◆ Stored data:
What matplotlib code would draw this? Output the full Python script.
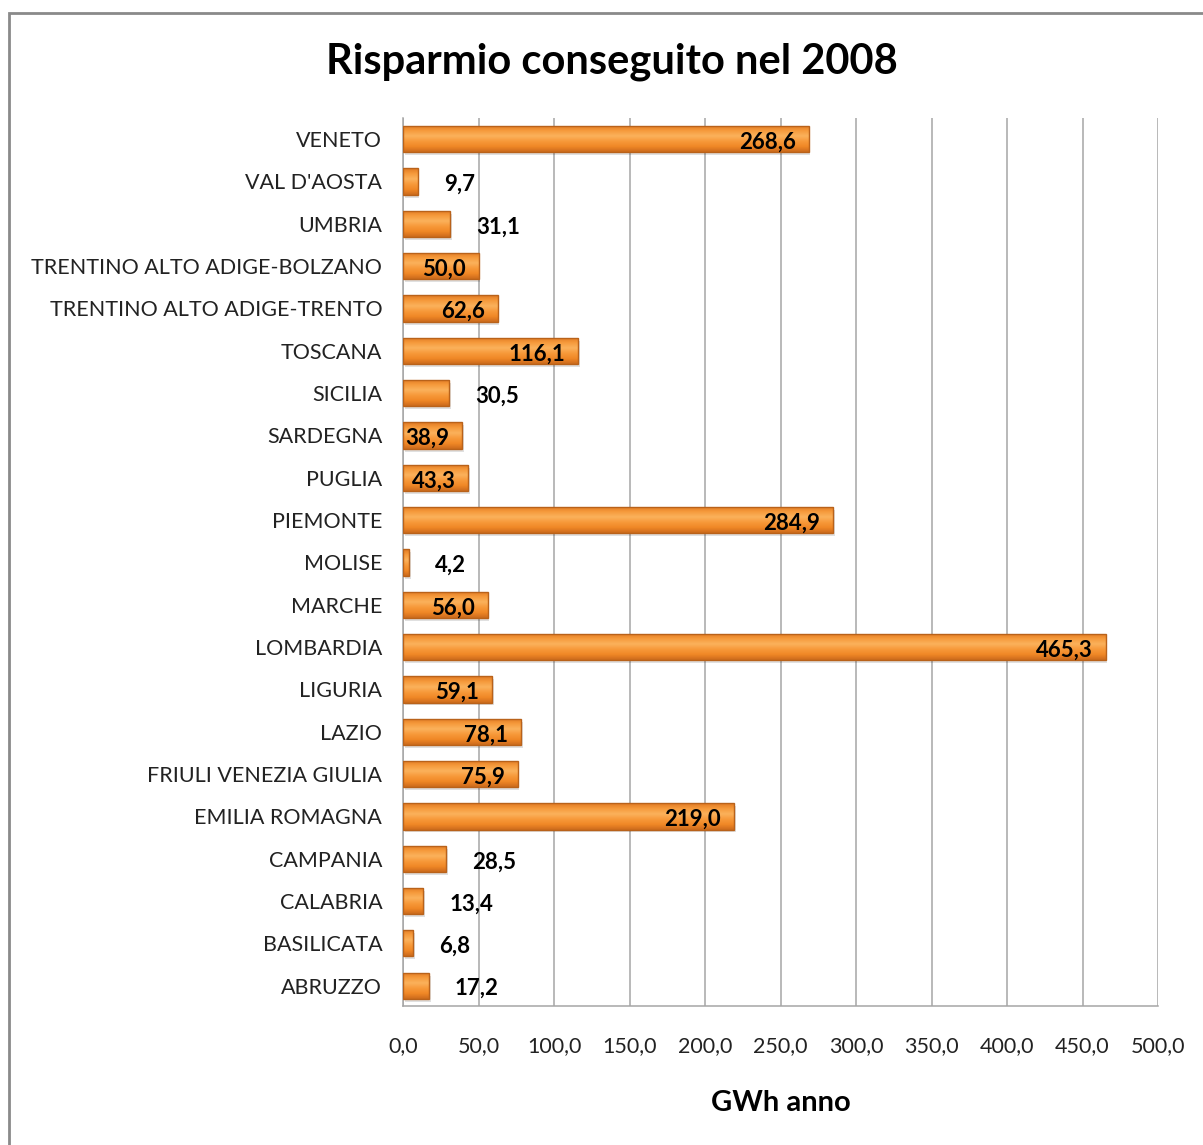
import numpy as np
import matplotlib
matplotlib.use('Agg')
import matplotlib.pyplot as plt
from matplotlib.patches import Rectangle
from matplotlib.ticker import FuncFormatter

plt.rcParams['font.family'] = ['Lato', 'DejaVu Sans']

# dati (dal basso verso l'alto)
regioni = ['ABRUZZO', 'BASILICATA', 'CALABRIA', 'CAMPANIA', 'EMILIA ROMAGNA',
           'FRIULI VENEZIA GIULIA', 'LAZIO', 'LIGURIA', 'LOMBARDIA', 'MARCHE',
           'MOLISE', 'PIEMONTE', 'PUGLIA', 'SARDEGNA', 'SICILIA', 'TOSCANA',
           'TRENTINO ALTO ADIGE-TRENTO', 'TRENTINO ALTO ADIGE-BOLZANO',
           'UMBRIA', "VAL D'AOSTA", 'VENETO']
risparmio = [17.2, 6.8, 13.4, 28.5, 219.0, 75.9, 78.1, 59.1, 465.3, 56.0,
             4.2, 284.9, 43.3, 38.9, 30.5, 116.1, 62.6, 50.0, 31.1, 9.7, 268.6]
x_ticks = [0, 50, 100, 150, 200, 250, 300, 350, 400, 450, 500]

W, H = 1203, 1145
fig = plt.figure(figsize=(W / 100, H / 100), dpi=100)
fig.patch.set_facecolor('white')

# cornice del grafico
fig.patches.append(Rectangle((9 / W, -0.05), 1.2, 1 - 13 / H + 0.05,
                             transform=fig.transFigure, fill=False,
                             edgecolor='#8a8a8a', linewidth=2))

ax = fig.add_axes([403 / W, 1 - 1006 / H, (1158 - 403) / W, (1006 - 118) / H])

y = np.arange(len(regioni))
h = 0.62
bars = ax.barh(y, risparmio, height=h, color='#F39234', edgecolor='#B9621A',
               linewidth=1.0, zorder=3)

# sfumatura verticale sulle barre
grad = np.linspace(0, 1, 64).reshape(-1, 1)
cmap = matplotlib.colors.LinearSegmentedColormap.from_list(
    'arancio', ['#CC6A1C', '#F08826', '#F7993A', '#FBB25C', '#F69A3C', '#E07A22'])
for b in bars:
    x0, y0 = b.get_x(), b.get_y()
    im = ax.imshow(grad, extent=(x0, x0 + b.get_width(), y0, y0 + b.get_height()),
                   aspect='auto', cmap=cmap, origin='lower', zorder=3.5,
                   interpolation='bicubic')
    im.set_clip_path(b)
    # ombra
    ax.add_patch(Rectangle((x0 + 1.2, y0 - 0.07), b.get_width(), b.get_height(),
                           facecolor='#000000', alpha=0.12, edgecolor='none',
                           zorder=2.5))
for b in bars:
    b.set_facecolor('none')
    b.set_zorder(4)

# etichette dei valori
for yi, v in zip(y, risparmio):
    txt = f'{v:.1f}'.replace('.', ',')
    if v < 36:
        ax.annotate(txt, (v, yi), xytext=(26, -3), textcoords='offset pixels',
                    ha='left', va='center', fontsize=16, fontweight='bold',
                    color='black', zorder=5)
    else:
        ax.annotate(txt, (v, yi), xytext=(-13, -3), textcoords='offset pixels',
                    ha='right', va='center', fontsize=16, fontweight='bold',
                    color='black', zorder=5)

ax.set_xlim(0, 500)
ax.set_ylim(-0.48, len(regioni) - 0.5)
ax.set_xticks(x_ticks)
ax.xaxis.set_major_formatter(FuncFormatter(lambda v, p: f'{v:.1f}'.replace('.', ',')))
ax.set_yticks(y)
ax.set_yticklabels(regioni)
ax.tick_params(axis='y', length=0, pad=15, labelsize=15.5, labelcolor='#222222')
ax.tick_params(axis='x', length=0, pad=22, labelsize=15.5, labelcolor='#222222')
ax.grid(axis='x', color='#a6a6a6', linewidth=1.1, zorder=0)
ax.set_axisbelow(True)
for s in ['top', 'right']:
    ax.spines[s].set_visible(False)
for s in ['left', 'bottom']:
    ax.spines[s].set_color('#a6a6a6')
    ax.spines[s].set_linewidth(1.1)

ax.set_xlabel('GWh anno', fontsize=21, fontweight='bold', labelpad=24)
fig.text(612 / W, 1 - 62 / H, 'Risparmio conseguito nel 2008', ha='center',
         va='center', fontsize=30, fontweight='bold')

fig.savefig('out.png', dpi=100)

◆ Exercise details: Among the lines of the material, find those that hold the word "matplotlib" and copy them.

◆ Answer to the problem:
What matplotlib code would draw this? Output the full Python script.
import matplotlib
matplotlib.use('Agg')
import matplotlib.pyplot as plt
from matplotlib.patches import Rectangle
from matplotlib.ticker import FuncFormatter
cmap = matplotlib.colors.LinearSegmentedColormap.from_list(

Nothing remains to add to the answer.